Esse “agrado” praticamente decreta a continuidade do monopólio dos meios de comunicação, já que fecha o espectro possível de canais em UHF e VHF em São Paulo e Rio para novas redes de TV e para outros usos das freqüências, como internet e telefonia.

Esse verdadeiro pacote de benefícios concedidos às emissoras não foi feito a troco de nada. Como denunciou um informativo do Intervozes: Coletivo Brasil de Comunicação Social, Lula cedeu – sem nenhuma resistência ou pudor – ao “pragmatismo eleitoral”.

Promessas, promessas… democracia, nada!
Nas negociações, para justificar sua submissão às emissoras, o governo afirmava que o Brasil receberia dos japoneses a construção de fábricas e o repasse de tecnologia. No fim, nada disso ocorreu.

Agora, além de prometer a criação de TV’s públicas para garantir o acesso ao sistema, Lula diz que irá financiar ou subsidiar o custo dos decodificadores. Mais um conto de fadas pré-eleitoral.

O fato é que Lula não só agiu mais uma vez pautado nos interesses do grande capital, como também dinamitou a possibilidade de o Brasil se tornar autônomo em uma área estratégica, já que os milhões de reais e todo o esforço dos pesquisadores brasileiros agora servirão simplesmente para “adaptar” o sistema japonês.
O governo deu mais um importante passo na direção contrária do que precisamos nos meios de comunicação: a sua completa democratização, o fim dos monopólios e o controle da sociedade sobre quem e o que se veicula nas emissoras de rádio e TV.

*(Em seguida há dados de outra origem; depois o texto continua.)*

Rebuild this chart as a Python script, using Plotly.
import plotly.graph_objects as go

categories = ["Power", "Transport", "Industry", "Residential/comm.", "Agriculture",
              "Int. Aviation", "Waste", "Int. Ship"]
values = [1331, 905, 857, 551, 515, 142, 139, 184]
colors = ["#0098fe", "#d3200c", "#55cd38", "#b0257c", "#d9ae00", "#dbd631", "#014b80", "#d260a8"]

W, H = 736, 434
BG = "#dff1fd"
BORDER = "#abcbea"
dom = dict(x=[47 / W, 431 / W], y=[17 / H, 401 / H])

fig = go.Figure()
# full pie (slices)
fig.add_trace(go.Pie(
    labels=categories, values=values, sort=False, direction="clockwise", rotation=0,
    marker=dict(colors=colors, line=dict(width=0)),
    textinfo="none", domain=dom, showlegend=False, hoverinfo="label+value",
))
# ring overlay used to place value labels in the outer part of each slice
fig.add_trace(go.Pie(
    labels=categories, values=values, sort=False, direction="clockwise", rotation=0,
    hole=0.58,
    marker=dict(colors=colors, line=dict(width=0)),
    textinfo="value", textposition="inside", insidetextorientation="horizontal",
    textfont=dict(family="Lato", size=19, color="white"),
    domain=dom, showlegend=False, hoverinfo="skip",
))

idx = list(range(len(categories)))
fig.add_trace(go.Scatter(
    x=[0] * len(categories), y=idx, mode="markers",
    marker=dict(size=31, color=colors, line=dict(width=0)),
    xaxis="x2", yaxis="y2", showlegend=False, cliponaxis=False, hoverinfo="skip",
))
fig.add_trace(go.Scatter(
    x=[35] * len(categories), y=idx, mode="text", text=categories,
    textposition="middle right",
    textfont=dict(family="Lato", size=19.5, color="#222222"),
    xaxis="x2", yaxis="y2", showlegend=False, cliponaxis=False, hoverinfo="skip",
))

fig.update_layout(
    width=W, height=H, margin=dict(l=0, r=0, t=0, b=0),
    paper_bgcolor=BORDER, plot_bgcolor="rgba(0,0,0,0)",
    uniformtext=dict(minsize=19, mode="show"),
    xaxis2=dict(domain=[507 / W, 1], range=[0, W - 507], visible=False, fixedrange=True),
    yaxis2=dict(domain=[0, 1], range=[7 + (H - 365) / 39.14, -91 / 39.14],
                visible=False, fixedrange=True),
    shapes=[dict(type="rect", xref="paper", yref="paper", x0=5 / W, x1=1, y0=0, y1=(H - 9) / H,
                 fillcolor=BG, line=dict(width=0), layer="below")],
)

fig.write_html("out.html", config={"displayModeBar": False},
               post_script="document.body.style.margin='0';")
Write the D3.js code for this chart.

Possibilidade que poderiam ser potencializadas pela tecnologia digital, na medida em que esta permite múltiplos canais que, ao invés de ficarem promovendo vendas e bobagens, poderiam ser utilizados pelas organizações dos movimentos sociais.

É preciso que os movimentos sociais assumam a luta pela democratização, enfrentando os monopólios, grupos econômicos e famílias que controlam os veículos e denunciando o papel de um governo que tem um ministro da Globo, fecha rádios comunitárias e usa da digitalização para fortalecer o monopólio.